Among the entries below, please repeat exactly and only the lines from the line containing "Clone this chart in seaborn and matplotlib." to the line containing "c_si_ga = [1.62, 1.45, 1.32, 1.21, 1.17, 1.15, 0.96]", both lines included.

::::

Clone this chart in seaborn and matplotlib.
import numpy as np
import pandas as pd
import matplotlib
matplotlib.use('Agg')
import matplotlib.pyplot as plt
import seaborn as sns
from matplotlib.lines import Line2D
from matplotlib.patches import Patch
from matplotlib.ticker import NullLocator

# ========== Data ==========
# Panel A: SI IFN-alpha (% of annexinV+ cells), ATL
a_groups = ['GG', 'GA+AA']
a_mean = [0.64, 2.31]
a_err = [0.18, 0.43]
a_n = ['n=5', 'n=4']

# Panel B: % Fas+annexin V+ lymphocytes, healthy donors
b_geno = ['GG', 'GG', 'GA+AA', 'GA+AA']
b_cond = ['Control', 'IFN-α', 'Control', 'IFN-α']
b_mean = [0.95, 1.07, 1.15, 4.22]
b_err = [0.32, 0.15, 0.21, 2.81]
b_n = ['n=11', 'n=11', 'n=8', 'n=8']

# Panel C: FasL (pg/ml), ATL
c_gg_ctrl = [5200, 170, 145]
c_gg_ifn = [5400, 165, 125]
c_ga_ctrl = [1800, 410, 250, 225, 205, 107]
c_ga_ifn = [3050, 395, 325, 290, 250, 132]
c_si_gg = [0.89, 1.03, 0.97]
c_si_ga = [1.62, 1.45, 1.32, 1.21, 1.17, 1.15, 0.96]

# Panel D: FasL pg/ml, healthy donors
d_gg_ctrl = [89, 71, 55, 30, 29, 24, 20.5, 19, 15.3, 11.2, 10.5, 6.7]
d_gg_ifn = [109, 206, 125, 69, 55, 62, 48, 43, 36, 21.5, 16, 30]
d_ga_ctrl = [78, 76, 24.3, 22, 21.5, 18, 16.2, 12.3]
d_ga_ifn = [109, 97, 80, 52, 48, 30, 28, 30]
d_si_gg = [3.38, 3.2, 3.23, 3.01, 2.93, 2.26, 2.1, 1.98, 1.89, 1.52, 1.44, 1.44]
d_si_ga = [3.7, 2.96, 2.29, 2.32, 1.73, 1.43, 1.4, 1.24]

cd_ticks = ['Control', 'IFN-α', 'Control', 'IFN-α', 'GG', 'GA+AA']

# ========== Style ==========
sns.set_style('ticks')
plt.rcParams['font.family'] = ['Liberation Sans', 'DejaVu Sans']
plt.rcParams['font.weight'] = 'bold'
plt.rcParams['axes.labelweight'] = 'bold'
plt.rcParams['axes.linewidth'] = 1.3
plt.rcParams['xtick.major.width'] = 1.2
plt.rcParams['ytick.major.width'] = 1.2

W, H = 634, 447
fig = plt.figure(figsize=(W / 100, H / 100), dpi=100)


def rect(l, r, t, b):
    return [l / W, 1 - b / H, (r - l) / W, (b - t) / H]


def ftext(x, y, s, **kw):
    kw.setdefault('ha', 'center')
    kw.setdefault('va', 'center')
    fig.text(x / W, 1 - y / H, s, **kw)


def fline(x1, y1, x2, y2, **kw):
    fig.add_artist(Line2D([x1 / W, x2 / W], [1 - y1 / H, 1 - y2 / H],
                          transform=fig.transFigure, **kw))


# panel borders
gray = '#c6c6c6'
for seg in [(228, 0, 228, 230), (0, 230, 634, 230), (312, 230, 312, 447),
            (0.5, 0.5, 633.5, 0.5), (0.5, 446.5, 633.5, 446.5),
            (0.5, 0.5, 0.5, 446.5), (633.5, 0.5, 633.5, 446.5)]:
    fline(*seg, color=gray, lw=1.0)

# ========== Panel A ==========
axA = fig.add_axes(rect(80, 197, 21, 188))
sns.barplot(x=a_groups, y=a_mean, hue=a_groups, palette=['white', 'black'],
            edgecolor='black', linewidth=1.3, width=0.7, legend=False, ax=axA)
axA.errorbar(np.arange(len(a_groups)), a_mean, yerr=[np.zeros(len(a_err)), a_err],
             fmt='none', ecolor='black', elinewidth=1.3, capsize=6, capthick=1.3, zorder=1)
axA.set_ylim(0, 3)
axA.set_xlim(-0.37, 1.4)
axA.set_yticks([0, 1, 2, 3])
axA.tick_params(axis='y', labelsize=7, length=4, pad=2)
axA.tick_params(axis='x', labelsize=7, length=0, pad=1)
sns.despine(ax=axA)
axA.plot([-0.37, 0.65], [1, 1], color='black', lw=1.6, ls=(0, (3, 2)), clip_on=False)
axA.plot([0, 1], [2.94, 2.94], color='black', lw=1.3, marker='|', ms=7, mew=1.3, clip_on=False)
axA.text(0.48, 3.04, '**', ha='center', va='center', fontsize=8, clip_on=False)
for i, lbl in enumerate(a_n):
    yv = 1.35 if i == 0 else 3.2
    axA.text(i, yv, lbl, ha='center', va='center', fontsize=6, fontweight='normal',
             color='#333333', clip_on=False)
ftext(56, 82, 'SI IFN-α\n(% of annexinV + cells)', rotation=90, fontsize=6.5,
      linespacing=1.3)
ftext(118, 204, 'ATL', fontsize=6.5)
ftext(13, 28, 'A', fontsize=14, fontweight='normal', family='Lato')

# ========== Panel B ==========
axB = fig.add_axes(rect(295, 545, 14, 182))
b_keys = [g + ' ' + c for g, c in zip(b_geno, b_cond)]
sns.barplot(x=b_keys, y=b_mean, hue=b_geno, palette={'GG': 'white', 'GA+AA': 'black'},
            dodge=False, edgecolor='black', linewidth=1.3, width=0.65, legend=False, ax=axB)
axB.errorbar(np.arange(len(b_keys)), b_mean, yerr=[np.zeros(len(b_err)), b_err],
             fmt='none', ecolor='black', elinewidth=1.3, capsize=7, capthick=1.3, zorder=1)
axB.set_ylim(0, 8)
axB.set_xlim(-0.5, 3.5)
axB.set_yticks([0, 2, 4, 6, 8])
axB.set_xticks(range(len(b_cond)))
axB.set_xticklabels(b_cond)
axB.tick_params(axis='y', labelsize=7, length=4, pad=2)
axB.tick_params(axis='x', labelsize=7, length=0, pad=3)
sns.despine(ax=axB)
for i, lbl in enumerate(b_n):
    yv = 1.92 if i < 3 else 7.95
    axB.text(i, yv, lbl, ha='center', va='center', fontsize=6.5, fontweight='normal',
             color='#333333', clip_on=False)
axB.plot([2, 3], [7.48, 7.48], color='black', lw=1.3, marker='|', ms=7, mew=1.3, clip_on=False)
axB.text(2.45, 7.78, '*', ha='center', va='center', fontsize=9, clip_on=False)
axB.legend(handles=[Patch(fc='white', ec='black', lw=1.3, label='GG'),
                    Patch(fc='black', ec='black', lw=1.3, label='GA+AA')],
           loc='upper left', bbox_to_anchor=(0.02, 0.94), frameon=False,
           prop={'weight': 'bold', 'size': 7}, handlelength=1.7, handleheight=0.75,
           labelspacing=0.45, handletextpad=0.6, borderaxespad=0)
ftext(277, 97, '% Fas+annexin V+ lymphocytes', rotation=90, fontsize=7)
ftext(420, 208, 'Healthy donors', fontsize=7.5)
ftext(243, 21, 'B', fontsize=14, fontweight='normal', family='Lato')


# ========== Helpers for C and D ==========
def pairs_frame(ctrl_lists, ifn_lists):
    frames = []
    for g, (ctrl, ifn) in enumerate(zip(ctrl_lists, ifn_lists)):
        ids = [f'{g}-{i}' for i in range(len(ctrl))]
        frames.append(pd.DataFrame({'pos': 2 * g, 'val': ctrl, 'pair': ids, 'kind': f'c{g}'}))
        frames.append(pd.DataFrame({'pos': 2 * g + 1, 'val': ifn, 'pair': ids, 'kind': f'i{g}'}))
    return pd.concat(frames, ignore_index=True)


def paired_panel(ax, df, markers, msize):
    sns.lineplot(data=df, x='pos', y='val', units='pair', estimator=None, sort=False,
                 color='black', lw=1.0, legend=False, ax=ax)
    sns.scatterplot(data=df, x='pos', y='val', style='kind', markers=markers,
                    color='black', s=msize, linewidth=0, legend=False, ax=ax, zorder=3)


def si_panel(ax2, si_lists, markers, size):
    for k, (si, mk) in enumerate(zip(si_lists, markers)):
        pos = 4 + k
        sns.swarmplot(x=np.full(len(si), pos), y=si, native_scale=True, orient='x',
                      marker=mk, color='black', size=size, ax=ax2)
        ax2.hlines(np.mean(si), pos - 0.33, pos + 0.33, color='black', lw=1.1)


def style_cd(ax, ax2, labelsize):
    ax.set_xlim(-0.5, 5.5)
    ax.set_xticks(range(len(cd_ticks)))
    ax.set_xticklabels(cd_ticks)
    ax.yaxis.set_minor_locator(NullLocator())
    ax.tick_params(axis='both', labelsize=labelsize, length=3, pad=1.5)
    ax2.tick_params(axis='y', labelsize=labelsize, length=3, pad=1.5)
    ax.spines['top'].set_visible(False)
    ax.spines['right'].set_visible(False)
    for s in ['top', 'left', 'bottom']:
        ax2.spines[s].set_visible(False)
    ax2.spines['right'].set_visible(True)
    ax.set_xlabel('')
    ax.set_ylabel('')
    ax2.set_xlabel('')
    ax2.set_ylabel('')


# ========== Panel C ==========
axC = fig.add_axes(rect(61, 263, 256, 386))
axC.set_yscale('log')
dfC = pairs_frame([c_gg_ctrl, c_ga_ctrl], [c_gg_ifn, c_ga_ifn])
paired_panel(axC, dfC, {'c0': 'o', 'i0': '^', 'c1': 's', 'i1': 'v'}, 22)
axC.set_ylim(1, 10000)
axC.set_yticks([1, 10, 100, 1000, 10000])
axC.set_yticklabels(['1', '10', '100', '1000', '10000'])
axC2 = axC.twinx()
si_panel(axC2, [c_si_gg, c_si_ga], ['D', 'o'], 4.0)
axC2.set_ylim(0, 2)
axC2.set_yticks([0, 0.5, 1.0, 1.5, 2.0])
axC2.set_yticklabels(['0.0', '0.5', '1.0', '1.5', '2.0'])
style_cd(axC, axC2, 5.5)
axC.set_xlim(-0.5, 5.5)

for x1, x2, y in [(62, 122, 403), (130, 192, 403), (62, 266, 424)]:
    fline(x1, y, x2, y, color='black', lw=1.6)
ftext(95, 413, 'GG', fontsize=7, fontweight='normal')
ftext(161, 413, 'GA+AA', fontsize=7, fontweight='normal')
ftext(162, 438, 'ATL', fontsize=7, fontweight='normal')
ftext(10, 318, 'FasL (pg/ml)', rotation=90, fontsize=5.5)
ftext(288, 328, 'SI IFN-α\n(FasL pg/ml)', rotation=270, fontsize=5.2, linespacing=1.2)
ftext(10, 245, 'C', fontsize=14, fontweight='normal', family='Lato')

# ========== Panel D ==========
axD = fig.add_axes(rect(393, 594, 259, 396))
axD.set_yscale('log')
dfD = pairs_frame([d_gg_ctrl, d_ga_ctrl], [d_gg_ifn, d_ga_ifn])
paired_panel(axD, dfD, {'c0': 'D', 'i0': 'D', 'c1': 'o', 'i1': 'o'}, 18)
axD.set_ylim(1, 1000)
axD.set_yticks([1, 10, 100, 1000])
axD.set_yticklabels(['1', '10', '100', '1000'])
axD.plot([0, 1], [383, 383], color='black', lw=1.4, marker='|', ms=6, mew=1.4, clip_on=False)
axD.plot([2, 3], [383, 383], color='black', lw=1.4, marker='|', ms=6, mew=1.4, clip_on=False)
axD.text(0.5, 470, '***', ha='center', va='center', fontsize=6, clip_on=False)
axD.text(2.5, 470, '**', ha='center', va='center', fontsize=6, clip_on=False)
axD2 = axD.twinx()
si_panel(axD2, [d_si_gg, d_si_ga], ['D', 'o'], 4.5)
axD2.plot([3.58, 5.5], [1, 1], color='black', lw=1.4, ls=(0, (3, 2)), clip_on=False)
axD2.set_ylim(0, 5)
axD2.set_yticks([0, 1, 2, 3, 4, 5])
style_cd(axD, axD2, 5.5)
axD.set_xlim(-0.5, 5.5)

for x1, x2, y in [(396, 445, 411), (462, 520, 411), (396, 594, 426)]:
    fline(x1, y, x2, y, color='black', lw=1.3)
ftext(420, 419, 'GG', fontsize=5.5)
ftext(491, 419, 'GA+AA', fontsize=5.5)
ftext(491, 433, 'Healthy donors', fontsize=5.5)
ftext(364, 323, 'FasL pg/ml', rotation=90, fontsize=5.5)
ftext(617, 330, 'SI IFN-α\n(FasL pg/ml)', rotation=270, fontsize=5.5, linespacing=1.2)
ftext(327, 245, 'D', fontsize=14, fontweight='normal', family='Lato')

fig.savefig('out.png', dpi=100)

::::

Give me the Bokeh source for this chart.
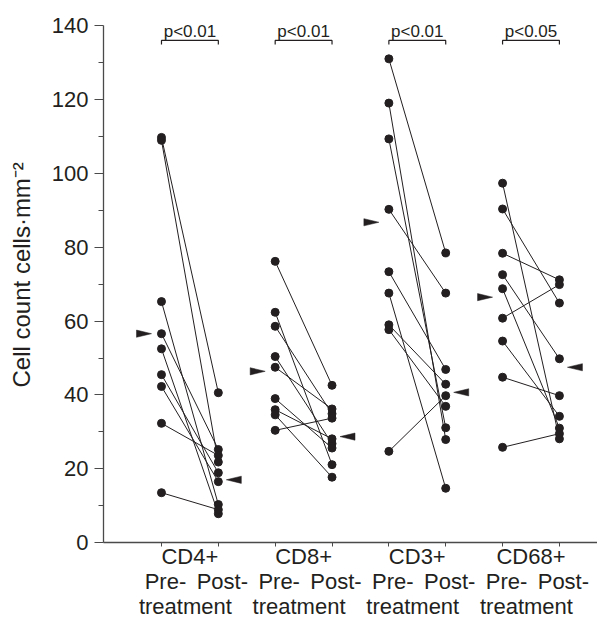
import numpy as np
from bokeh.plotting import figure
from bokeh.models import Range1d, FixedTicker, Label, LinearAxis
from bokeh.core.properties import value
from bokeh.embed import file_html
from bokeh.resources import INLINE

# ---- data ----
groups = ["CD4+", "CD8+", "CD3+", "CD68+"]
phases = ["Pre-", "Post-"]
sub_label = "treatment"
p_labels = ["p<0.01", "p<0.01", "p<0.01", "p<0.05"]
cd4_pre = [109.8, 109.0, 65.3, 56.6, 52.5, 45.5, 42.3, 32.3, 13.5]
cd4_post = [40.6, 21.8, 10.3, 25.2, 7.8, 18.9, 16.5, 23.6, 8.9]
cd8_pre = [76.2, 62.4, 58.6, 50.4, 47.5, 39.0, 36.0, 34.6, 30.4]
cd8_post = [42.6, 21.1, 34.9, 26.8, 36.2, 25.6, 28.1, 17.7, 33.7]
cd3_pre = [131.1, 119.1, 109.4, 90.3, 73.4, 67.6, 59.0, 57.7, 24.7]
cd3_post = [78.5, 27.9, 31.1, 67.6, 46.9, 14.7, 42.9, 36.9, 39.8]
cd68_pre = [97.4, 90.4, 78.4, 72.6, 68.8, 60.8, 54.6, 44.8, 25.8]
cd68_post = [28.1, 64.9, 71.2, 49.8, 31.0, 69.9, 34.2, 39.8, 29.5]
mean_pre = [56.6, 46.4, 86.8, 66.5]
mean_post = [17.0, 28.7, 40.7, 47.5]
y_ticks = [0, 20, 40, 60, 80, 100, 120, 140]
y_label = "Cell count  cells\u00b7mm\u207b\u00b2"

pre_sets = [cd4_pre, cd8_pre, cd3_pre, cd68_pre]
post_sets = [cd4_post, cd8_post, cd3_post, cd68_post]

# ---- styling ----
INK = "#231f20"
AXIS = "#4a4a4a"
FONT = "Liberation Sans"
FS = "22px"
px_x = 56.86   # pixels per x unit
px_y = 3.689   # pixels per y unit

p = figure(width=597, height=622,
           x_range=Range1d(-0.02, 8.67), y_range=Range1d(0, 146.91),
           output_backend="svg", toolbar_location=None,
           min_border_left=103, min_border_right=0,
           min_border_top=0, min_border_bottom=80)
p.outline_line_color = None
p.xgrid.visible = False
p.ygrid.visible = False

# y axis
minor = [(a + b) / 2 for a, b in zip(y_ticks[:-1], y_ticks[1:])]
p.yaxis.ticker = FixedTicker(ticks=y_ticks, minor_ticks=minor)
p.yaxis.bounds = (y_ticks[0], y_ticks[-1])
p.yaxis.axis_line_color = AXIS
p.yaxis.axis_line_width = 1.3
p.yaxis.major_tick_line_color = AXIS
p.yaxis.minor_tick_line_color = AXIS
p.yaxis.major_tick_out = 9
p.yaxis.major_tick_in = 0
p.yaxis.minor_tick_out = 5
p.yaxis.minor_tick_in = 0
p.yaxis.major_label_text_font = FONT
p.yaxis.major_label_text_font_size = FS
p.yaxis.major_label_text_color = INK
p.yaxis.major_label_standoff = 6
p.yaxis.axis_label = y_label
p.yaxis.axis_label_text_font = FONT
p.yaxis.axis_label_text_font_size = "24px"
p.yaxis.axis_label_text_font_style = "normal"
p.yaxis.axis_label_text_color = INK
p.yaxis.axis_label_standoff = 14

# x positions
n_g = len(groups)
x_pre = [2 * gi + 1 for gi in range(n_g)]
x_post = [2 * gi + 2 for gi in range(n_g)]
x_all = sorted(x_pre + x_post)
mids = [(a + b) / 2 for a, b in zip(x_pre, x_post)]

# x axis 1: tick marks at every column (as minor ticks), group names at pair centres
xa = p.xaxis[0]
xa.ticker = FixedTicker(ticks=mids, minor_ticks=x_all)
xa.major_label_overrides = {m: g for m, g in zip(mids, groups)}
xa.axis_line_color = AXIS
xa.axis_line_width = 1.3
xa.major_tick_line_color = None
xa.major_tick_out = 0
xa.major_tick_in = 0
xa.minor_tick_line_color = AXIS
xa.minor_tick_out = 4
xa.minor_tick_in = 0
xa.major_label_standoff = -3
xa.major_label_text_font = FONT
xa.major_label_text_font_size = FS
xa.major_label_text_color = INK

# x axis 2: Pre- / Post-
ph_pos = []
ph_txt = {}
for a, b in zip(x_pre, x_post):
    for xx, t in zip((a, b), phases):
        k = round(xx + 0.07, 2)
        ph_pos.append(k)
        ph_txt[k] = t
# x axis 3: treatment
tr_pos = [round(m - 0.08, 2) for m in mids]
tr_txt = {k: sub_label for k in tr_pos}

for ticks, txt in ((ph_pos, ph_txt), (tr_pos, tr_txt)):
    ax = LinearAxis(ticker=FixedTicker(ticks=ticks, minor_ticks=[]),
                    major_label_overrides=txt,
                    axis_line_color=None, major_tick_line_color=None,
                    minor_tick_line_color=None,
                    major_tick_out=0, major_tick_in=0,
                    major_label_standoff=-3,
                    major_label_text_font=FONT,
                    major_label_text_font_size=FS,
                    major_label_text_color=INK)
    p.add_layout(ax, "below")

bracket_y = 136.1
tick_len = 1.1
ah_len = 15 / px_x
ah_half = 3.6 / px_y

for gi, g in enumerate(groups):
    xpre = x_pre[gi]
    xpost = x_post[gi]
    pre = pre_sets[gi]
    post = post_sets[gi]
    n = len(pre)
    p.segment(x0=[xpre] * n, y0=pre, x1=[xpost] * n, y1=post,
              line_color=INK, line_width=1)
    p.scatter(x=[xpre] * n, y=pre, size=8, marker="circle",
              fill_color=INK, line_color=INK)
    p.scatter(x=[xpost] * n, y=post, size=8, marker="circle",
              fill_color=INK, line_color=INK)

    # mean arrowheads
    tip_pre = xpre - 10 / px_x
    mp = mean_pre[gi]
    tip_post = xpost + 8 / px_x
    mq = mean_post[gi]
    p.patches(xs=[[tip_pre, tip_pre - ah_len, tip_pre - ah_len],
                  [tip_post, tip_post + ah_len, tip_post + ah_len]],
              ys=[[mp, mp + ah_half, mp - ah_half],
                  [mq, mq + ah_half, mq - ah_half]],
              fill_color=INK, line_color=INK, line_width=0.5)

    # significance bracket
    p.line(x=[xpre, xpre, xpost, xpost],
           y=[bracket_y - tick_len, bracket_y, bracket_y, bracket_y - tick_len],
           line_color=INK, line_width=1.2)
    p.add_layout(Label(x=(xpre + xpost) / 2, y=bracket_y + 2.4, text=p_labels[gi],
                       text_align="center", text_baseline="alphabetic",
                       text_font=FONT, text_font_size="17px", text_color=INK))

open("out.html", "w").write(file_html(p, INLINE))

::::

● **Solution**:
Clone this chart in seaborn and matplotlib.
import numpy as np
import pandas as pd
import matplotlib
matplotlib.use('Agg')
import matplotlib.pyplot as plt
import seaborn as sns
from matplotlib.lines import Line2D
from matplotlib.patches import Patch
from matplotlib.ticker import NullLocator

# ========== Data ==========
# Panel A: SI IFN-alpha (% of annexinV+ cells), ATL
a_groups = ['GG', 'GA+AA']
a_mean = [0.64, 2.31]
a_err = [0.18, 0.43]
a_n = ['n=5', 'n=4']

# Panel B: % Fas+annexin V+ lymphocytes, healthy donors
b_geno = ['GG', 'GG', 'GA+AA', 'GA+AA']
b_cond = ['Control', 'IFN-α', 'Control', 'IFN-α']
b_mean = [0.95, 1.07, 1.15, 4.22]
b_err = [0.32, 0.15, 0.21, 2.81]
b_n = ['n=11', 'n=11', 'n=8', 'n=8']

# Panel C: FasL (pg/ml), ATL
c_gg_ctrl = [5200, 170, 145]
c_gg_ifn = [5400, 165, 125]
c_ga_ctrl = [1800, 410, 250, 225, 205, 107]
c_ga_ifn = [3050, 395, 325, 290, 250, 132]
c_si_gg = [0.89, 1.03, 0.97]
c_si_ga = [1.62, 1.45, 1.32, 1.21, 1.17, 1.15, 0.96]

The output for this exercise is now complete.